So a look at the "Battle of Cairo" does not lend us much hope for a glorious Egyptian renaissance, at least in the short run:

Pro- and anti-Mubarak protesters fought pitched battles like medieval armies -- with makeshift catapults to launch rocket attacks from behind improvised barricades -- as they struggled for control of central Cairo yesterday in a run-up to a potentially bloodier showdown today.
Gangs of pro-Mubarak thugs beat journalists, foreigners and human-rights workers with fists and clubs...
Wednesday's onslaught, which left at least five people dead and hundreds injured, produced surreal scenes, most notably a horse-and-camel charge by the attackers. The two sides battled for hours with crude weapons - sticks, stones, bottles, cudgels- fighting that escalated after dark into gunfire and firebombs aimed at the square's defenders.

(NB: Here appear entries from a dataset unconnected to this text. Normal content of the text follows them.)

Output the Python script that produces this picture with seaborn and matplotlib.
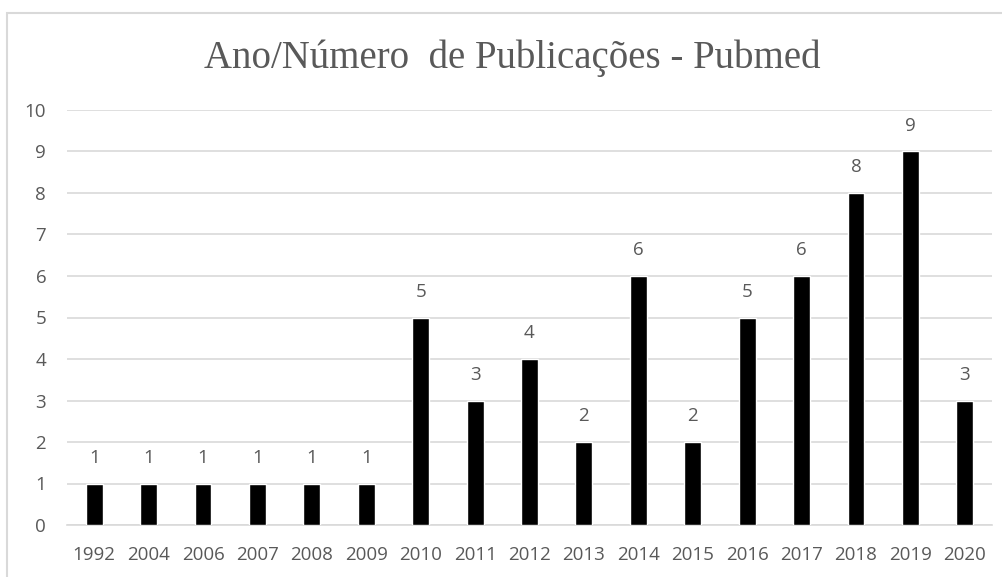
import matplotlib
matplotlib.use("Agg")
import matplotlib.pyplot as plt
import seaborn as sns
import pandas as pd
from matplotlib.patches import Rectangle

years = ["1992", "2004", "2006", "2007", "2008", "2009", "2010", "2011", "2012",
         "2013", "2014", "2015", "2016", "2017", "2018", "2019", "2020"]
counts = [1, 1, 1, 1, 1, 1, 5, 3, 4, 2, 6, 2, 5, 6, 8, 9, 3]
title = "Ano/Número  de Publicações - Pubmed"

df = pd.DataFrame({"Ano": years, "Publicações": counts})

sns.set_theme(style="white")
plt.rcParams["font.family"] = ["Open Sans", "DejaVu Sans"]

W, H = 1003, 577
fig = plt.figure(figsize=(W / 100, H / 100), dpi=100)
ax = fig.add_axes([67 / W, 1 - 525 / H, (992 - 67) / W, (525 - 110) / H])

sns.barplot(data=df, x="Ano", y="Publicações", color="black", width=0.31,
            saturation=1, ax=ax, zorder=3)

ax.set_ylim(0, 10)
ax.set_xlim(-0.5, len(years) - 0.5)
ax.set_yticks(range(0, 11))
ax.yaxis.grid(True, color="#d9d9d9", linewidth=1.2, zorder=0)
ax.xaxis.grid(False)
for s in ["top", "right", "left"]:
    ax.spines[s].set_visible(False)
ax.spines["bottom"].set_color("#d9d9d9")
ax.spines["bottom"].set_linewidth(1.2)
ax.set_xlabel("")
ax.set_ylabel("")
txtc = "#595959"
ax.tick_params(axis="both", length=0, colors=txtc, labelsize=13.5)
ax.tick_params(axis="y", pad=15)
ax.tick_params(axis="x", pad=15)

for i, v in enumerate(counts):
    ax.annotate(str(v), (i, v), xytext=(0, 12), textcoords="offset points",
                ha="center", va="bottom", color=txtc, fontsize=13.5)

fig.text(512 / W, 1 - 58 / H, title, ha="center", va="center",
         fontsize=28, color=txtc, family=["Liberation Serif", "DejaVu Serif"])

fig.patches.append(Rectangle((7 / W, -0.1), 1.2, 1 - 13 / H + 0.1,
                             transform=fig.transFigure, fill=False,
                             edgecolor="#d9d9d9", linewidth=1.5))

fig.savefig("out.png", dpi=100, facecolor="white")
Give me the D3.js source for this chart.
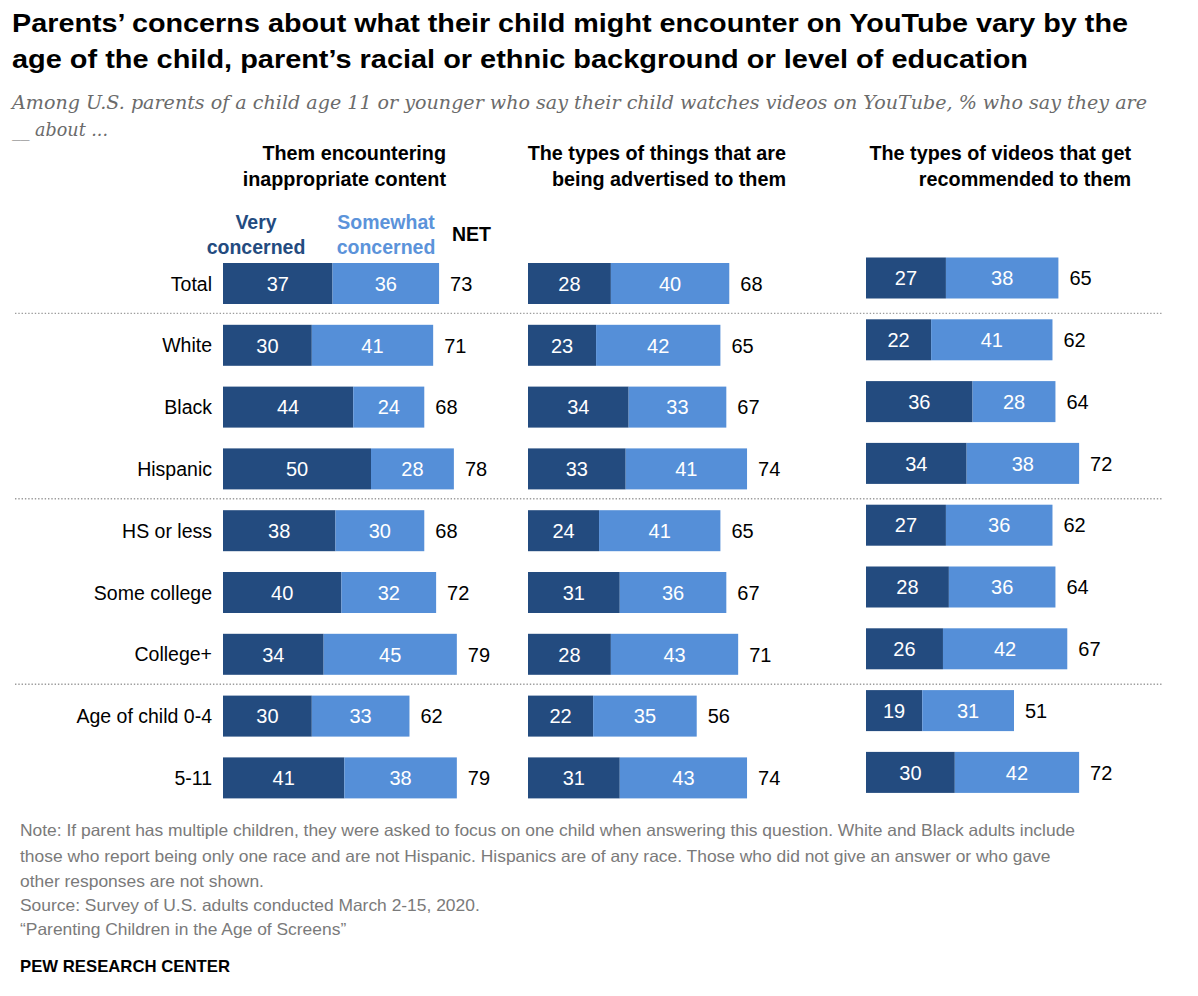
<!DOCTYPE html>
<html>
<head>
<meta charset="utf-8">
<script src="https://cdn.jsdelivr.net/npm/d3@7"></script>
<style>
  html, body { margin: 0; padding: 0; background: #fff; }
  svg { display: block; }
</style>
</head>
<body>
<div id="chart"></div>
<script>
// ---------------- DATA ----------------
const categories = ["Total", "White", "Black", "Hispanic", "HS or less", "Some college", "College+", "Age of child 0-4", "5-11"];
const separatorsAfter = ["Total", "Hispanic", "College+"];

const inappropriateVery = [37, 30, 44, 50, 38, 40, 34, 30, 41];
const inappropriateSome = [36, 41, 24, 28, 30, 32, 45, 33, 38];
const inappropriateNet  = [73, 71, 68, 78, 68, 72, 79, 62, 79];

const advertisedVery = [28, 23, 34, 33, 24, 31, 28, 22, 31];
const advertisedSome = [40, 42, 33, 41, 41, 36, 43, 35, 43];
const advertisedNet  = [68, 65, 67, 74, 65, 67, 71, 56, 74];

const recommendedVery = [27, 22, 36, 34, 27, 28, 26, 19, 30];
const recommendedSome = [38, 41, 28, 38, 36, 36, 42, 31, 42];
const recommendedNet  = [65, 62, 64, 72, 62, 64, 67, 51, 72];

const panelTitles = [
  ["Them encountering", "inappropriate content"],
  ["The types of things that are", "being advertised to them"],
  ["The types of videos that get", "recommended to them"]
];
const legendLabels = [["Very", "concerned"], ["Somewhat", "concerned"], ["NET"]];

const titleLines = [
  "Parents\u2019 concerns about what their child might encounter on YouTube vary by the",
  "age of the child, parent\u2019s racial or ethnic background or level of education"
];
const subtitleLines = [
  "Among U.S. parents of a child age 11 or younger who say their child watches videos on YouTube, % who say they are",
  "__ about ..."
];
const noteLines = [
  "Note: If parent has multiple children, they were asked to focus on one child when answering this question. White and Black adults include",
  "those who report being only one race and are not Hispanic. Hispanics are of any race. Those who did not give an answer or who gave",
  "other responses are not shown.",
  "Source: Survey of U.S. adults conducted March 2-15, 2020.",
  "\u201cParenting Children in the Age of Screens\u201d"
];
const sourceLabel = "PEW RESEARCH CENTER";

// ---------------- STYLE ----------------
const W = 1198, H = 996;
const DARK = "#234b7f", LIGHT = "#558fd8", LIGHT_TEXT = "#5b93da";
const SANS = "'Liberation Sans', Arial, Helvetica, sans-serif";
const SERIF = "Georgia, 'DejaVu Serif', 'Liberation Serif', serif";

const svg = d3.select("#chart").append("svg")
  .attr("width", W).attr("height", H)
  .attr("viewBox", `0 0 ${W} ${H}`);
svg.append("rect").attr("width", W).attr("height", H).attr("fill", "#fff");

function fit(sel, width) {
  sel.attr("textLength", width).attr("lengthAdjust", "spacingAndGlyphs");
}

// ---------------- TITLE ----------------
const titleWidths = [1116, 1016];
titleLines.forEach((t, i) => {
  const tx = svg.append("text")
    .attr("x", 12).attr("y", 32 + i * 36)
    .attr("font-family", SANS).attr("font-weight", "bold")
    .attr("font-size", 26).attr("fill", "#000")
    .text(t);
  fit(tx, titleWidths[i]);
});

// subtitle
subtitleLines.forEach((t, i) => {
  const tx = svg.append("text")
    .attr("x", 12).attr("y", 109 + i * 27)
    .attr("font-family", SERIF).attr("font-style", "italic")
    .attr("font-size", 19).attr("fill", "#6b6b6b")
    .text(t);
  if (i === 0) fit(tx, 1135);
  else fit(tx, 96);
});

// ---------------- SCALES ----------------
const x = d3.scaleLinear().domain([0, 100]).range([0, 296]);
const step = 61.8, bandH = 41;
const pad = 1 - bandH / step;
const yMain = d3.scaleBand().domain(categories)
  .range([263, 263 + step * (categories.length - pad)])
  .paddingInner(pad).paddingOuter(0);
const yRight = d3.scaleBand().domain(categories)
  .range([257.5, 257.5 + step * (categories.length - pad)])
  .paddingInner(pad).paddingOuter(0);

const panels = [
  { x0: 223, titleRight: 446, very: inappropriateVery, some: inappropriateSome, net: inappropriateNet, y: yMain },
  { x0: 528, titleRight: 786, very: advertisedVery, some: advertisedSome, net: advertisedNet, y: yMain },
  { x0: 866, titleRight: 1131, very: recommendedVery, some: recommendedSome, net: recommendedNet, y: yRight }
];

// separators
separatorsAfter.forEach(c => {
  const i = categories.indexOf(c);
  const yy = (yMain(categories[i]) + bandH + yMain(categories[i + 1])) / 2 - 1;
  svg.append("line")
    .attr("x1", 15).attr("x2", 1162)
    .attr("y1", yy).attr("y2", yy)
    .attr("stroke", "#9c9c9c").attr("stroke-width", 1.4)
    .attr("stroke-dasharray", "1.4,1.9");
});

// row labels
svg.append("g").selectAll("text").data(categories).join("text")
  .attr("x", 212)
  .attr("y", d => yMain(d) + bandH / 2)
  .attr("dy", "0.36em")
  .attr("text-anchor", "end")
  .attr("font-family", SANS).attr("font-size", 19.5).attr("fill", "#000")
  .text(d => d);

// panels
panels.forEach((p, pi) => {
  const g = svg.append("g").attr("transform", `translate(${p.x0},0)`);
  const rows = categories.map((c, i) => ({ c, very: p.very[i], some: p.some[i], net: p.net[i] }));

  // title
  panelTitles[pi].forEach((t, li) => {
    svg.append("text")
      .attr("x", p.titleRight).attr("y", 160 + li * 26)
      .attr("text-anchor", "end")
      .attr("font-family", SANS).attr("font-weight", "bold")
      .attr("font-size", 19.8).attr("fill", "#000")
      .text(t);
  });

  g.selectAll("rect.very").data(rows).join("rect")
    .attr("class", "very")
    .attr("x", x(0)).attr("y", d => p.y(d.c))
    .attr("width", d => x(d.very)).attr("height", p.y.bandwidth())
    .attr("fill", DARK);
  g.selectAll("rect.some").data(rows).join("rect")
    .attr("class", "some")
    .attr("x", d => x(d.very)).attr("y", d => p.y(d.c))
    .attr("width", d => x(d.some)).attr("height", p.y.bandwidth())
    .attr("fill", LIGHT);

  g.selectAll("text.vl").data(rows).join("text")
    .attr("class", "vl")
    .attr("x", d => x(d.very / 2)).attr("y", d => p.y(d.c) + bandH / 2)
    .attr("dy", "0.36em").attr("text-anchor", "middle")
    .attr("font-family", SANS).attr("font-size", 20).attr("fill", "#fff")
    .text(d => d.very);
  g.selectAll("text.sl").data(rows).join("text")
    .attr("class", "sl")
    .attr("x", d => x(d.very + d.some / 2)).attr("y", d => p.y(d.c) + bandH / 2)
    .attr("dy", "0.36em").attr("text-anchor", "middle")
    .attr("font-family", SANS).attr("font-size", 20).attr("fill", "#fff")
    .text(d => d.some);
  g.selectAll("text.nl").data(rows).join("text")
    .attr("class", "nl")
    .attr("x", d => x(d.very + d.some) + 11).attr("y", d => p.y(d.c) + bandH / 2)
    .attr("dy", "0.36em").attr("text-anchor", "start")
    .attr("font-family", SANS).attr("font-size", 20).attr("fill", "#000")
    .text(d => d.net);
});

// legend (first panel)
const legendSpecs = [
  { lines: legendLabels[0], cx: 256, anchor: "middle", color: DARK, y0: 229 },
  { lines: legendLabels[1], cx: 386, anchor: "middle", color: LIGHT_TEXT, y0: 229 },
  { lines: legendLabels[2], cx: 452, anchor: "start", color: "#000", y0: 241 }
];
legendSpecs.forEach(s => {
  s.lines.forEach((t, i) => {
    svg.append("text")
      .attr("x", s.cx).attr("y", s.y0 + i * 25)
      .attr("text-anchor", s.anchor)
      .attr("font-family", SANS).attr("font-weight", "bold")
      .attr("font-size", 19.5).attr("fill", s.color)
      .text(t);
  });
});

// ---------------- NOTES ----------------
const noteG = svg.append("g");
const noteTexts = noteLines.map((t, i) => noteG.append("text")
  .attr("x", 20).attr("y", 836 + [0, 26, 51, 75, 99][i])
  .attr("font-family", SANS).attr("font-size", 16.5).attr("fill", "#7a7a7a")
  .text(t));
const nat0 = noteTexts[0].node().getComputedTextLength();
const ratio = 1055 / nat0;
noteTexts.forEach(tx => {
  const w = tx.node().getComputedTextLength();
  fit(tx, w * ratio);
});

const pew = svg.append("text")
  .attr("x", 20).attr("y", 972)
  .attr("font-family", SANS).attr("font-weight", "bold")
  .attr("font-size", 17).attr("fill", "#000")
  .text(sourceLabel);
fit(pew, 210);
</script>
</body>
</html>
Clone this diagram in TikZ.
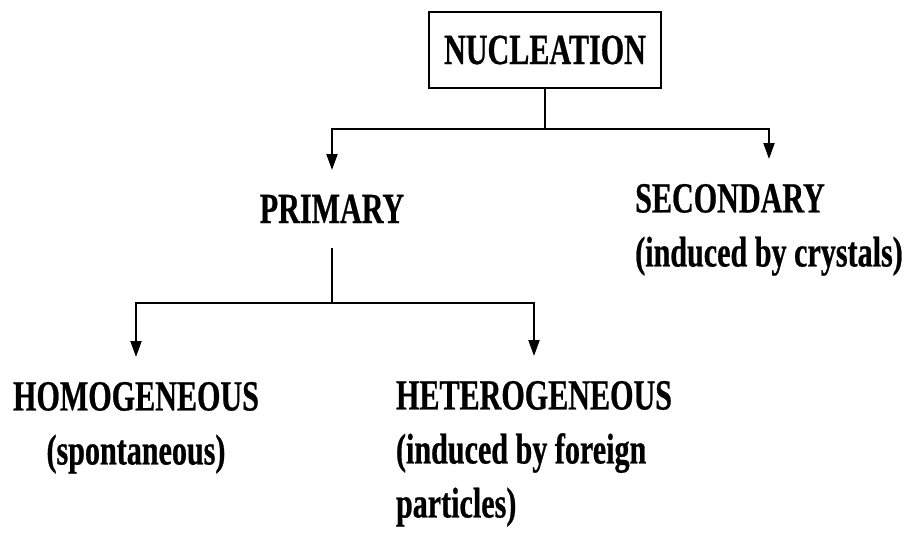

Cudgel fighting. Sigh. I suppose less folks get killed this way than in the random spray of AK-47 fire, but revolutions are not usually won by cudgel.
Here's the best the Egyptians can do in protective gear (more at the link):
I'm not mocking. I am simply having my doubts that a population can transition from medieval to post-modern overnight. In a sense Mubarak is right; he has to go, but leaving a crew of cudgel-swinging camel-jockeys to fill the power vacuum will not end well, for us or the Egyptian people.
Let's hope we can figure out a way to work out a transition to at least some democratic institutions in Egypt before Mubarak flees the coop. After all, isn't this the very reason we elected a man with a Muslim-sounding name and a supergenius-level intellect to the White House in the first place?